Write out exactly the lines from the start of the entries through the one that contains "ax = fig.add_axes([0, 0, 1, 1])", including both.

>>>>

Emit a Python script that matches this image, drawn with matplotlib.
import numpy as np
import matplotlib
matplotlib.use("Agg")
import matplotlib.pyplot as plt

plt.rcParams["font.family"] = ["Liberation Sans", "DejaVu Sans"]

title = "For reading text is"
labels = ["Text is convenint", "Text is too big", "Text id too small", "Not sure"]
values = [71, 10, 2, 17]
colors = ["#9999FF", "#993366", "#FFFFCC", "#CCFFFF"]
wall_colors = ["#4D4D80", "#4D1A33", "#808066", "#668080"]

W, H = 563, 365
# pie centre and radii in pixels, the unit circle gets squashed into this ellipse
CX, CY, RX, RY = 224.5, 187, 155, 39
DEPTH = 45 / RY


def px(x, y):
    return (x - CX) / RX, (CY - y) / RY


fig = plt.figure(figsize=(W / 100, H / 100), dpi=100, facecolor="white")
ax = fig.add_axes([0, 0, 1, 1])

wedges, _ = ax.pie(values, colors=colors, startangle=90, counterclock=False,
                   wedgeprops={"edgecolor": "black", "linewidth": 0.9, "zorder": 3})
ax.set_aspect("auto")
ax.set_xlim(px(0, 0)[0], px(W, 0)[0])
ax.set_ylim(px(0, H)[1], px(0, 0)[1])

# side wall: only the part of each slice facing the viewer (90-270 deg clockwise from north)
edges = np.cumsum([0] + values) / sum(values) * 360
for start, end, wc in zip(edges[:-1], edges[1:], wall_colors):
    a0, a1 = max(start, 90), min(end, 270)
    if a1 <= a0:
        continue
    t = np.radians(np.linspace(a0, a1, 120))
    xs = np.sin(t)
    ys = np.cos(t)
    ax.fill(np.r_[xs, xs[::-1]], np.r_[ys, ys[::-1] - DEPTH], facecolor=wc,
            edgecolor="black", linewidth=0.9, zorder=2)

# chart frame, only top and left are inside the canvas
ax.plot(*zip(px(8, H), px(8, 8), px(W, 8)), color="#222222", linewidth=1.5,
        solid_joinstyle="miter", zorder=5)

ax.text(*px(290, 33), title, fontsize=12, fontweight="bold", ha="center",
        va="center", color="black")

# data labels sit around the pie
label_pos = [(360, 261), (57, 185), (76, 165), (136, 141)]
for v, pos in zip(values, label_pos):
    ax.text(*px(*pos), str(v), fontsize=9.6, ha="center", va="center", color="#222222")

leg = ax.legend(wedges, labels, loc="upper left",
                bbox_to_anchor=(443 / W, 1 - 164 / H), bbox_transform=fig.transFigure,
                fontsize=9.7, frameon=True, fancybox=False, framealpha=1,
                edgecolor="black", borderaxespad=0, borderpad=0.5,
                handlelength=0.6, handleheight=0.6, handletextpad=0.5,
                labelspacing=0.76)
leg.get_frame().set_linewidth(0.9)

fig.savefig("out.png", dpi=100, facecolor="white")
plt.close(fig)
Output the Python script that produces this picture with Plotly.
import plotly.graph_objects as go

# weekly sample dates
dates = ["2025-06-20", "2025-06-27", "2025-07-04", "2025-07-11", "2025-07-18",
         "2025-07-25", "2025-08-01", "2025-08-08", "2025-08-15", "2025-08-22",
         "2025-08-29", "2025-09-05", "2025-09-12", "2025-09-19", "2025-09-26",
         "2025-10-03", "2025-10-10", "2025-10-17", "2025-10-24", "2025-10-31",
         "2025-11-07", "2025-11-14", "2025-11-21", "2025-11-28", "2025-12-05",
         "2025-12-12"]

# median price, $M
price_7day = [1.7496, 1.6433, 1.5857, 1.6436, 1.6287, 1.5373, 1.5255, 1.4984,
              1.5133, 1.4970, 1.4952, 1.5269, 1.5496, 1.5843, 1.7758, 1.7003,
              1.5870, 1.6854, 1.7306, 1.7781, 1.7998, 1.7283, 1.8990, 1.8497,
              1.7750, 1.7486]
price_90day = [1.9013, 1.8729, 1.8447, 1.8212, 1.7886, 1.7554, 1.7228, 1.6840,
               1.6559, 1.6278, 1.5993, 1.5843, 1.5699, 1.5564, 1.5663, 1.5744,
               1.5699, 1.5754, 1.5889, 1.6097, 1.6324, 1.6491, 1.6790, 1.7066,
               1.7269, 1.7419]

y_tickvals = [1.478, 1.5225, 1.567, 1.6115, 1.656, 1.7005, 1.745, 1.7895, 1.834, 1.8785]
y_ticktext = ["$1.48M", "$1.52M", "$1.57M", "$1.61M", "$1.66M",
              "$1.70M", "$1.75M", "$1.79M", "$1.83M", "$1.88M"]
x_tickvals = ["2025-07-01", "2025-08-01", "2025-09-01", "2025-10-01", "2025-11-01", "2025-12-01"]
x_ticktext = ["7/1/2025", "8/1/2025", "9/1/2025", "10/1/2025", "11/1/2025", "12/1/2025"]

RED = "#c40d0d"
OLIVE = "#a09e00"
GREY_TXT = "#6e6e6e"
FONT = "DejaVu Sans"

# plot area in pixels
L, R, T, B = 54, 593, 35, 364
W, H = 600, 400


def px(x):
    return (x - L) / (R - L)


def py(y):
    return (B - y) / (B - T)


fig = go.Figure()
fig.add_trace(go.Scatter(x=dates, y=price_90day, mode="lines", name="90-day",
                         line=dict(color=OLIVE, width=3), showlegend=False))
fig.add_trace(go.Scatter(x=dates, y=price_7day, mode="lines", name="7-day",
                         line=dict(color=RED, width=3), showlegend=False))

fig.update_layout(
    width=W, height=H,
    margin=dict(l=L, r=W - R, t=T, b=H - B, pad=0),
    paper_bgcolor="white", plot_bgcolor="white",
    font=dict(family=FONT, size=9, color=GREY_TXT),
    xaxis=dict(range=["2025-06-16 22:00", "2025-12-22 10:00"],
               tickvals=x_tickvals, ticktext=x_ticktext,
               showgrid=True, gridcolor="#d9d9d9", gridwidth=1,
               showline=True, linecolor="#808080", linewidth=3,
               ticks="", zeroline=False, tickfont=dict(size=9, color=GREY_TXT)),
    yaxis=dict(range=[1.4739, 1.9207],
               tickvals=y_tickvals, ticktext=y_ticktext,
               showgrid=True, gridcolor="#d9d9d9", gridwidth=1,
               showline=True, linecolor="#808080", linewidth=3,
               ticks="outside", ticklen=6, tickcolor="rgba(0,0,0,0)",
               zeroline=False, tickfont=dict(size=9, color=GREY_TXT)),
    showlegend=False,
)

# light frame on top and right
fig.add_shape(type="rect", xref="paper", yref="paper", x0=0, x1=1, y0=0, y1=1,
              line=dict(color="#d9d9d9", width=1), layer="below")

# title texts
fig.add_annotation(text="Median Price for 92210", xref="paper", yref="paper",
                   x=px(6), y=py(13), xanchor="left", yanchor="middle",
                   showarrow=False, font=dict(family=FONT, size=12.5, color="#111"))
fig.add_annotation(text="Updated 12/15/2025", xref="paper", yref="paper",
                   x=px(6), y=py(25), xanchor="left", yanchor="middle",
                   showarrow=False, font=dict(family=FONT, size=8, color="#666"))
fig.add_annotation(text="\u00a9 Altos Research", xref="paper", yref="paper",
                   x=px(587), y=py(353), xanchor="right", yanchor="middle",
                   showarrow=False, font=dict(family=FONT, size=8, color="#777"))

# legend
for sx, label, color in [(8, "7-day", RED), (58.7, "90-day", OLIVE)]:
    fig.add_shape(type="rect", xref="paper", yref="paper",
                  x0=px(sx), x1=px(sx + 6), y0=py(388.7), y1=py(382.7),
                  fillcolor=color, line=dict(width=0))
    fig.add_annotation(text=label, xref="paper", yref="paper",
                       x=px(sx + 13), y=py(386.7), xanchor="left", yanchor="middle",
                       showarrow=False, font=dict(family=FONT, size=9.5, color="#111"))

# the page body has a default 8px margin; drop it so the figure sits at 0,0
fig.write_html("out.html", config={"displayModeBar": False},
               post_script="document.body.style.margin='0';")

<<<<

## Solution to this task
Emit a Python script that matches this image, drawn with matplotlib.
import numpy as np
import matplotlib
matplotlib.use("Agg")
import matplotlib.pyplot as plt

plt.rcParams["font.family"] = ["Liberation Sans", "DejaVu Sans"]

title = "For reading text is"
labels = ["Text is convenint", "Text is too big", "Text id too small", "Not sure"]
values = [71, 10, 2, 17]
colors = ["#9999FF", "#993366", "#FFFFCC", "#CCFFFF"]
wall_colors = ["#4D4D80", "#4D1A33", "#808066", "#668080"]

W, H = 563, 365
# pie centre and radii in pixels, the unit circle gets squashed into this ellipse
CX, CY, RX, RY = 224.5, 187, 155, 39
DEPTH = 45 / RY


def px(x, y):
    return (x - CX) / RX, (CY - y) / RY


fig = plt.figure(figsize=(W / 100, H / 100), dpi=100, facecolor="white")
ax = fig.add_axes([0, 0, 1, 1])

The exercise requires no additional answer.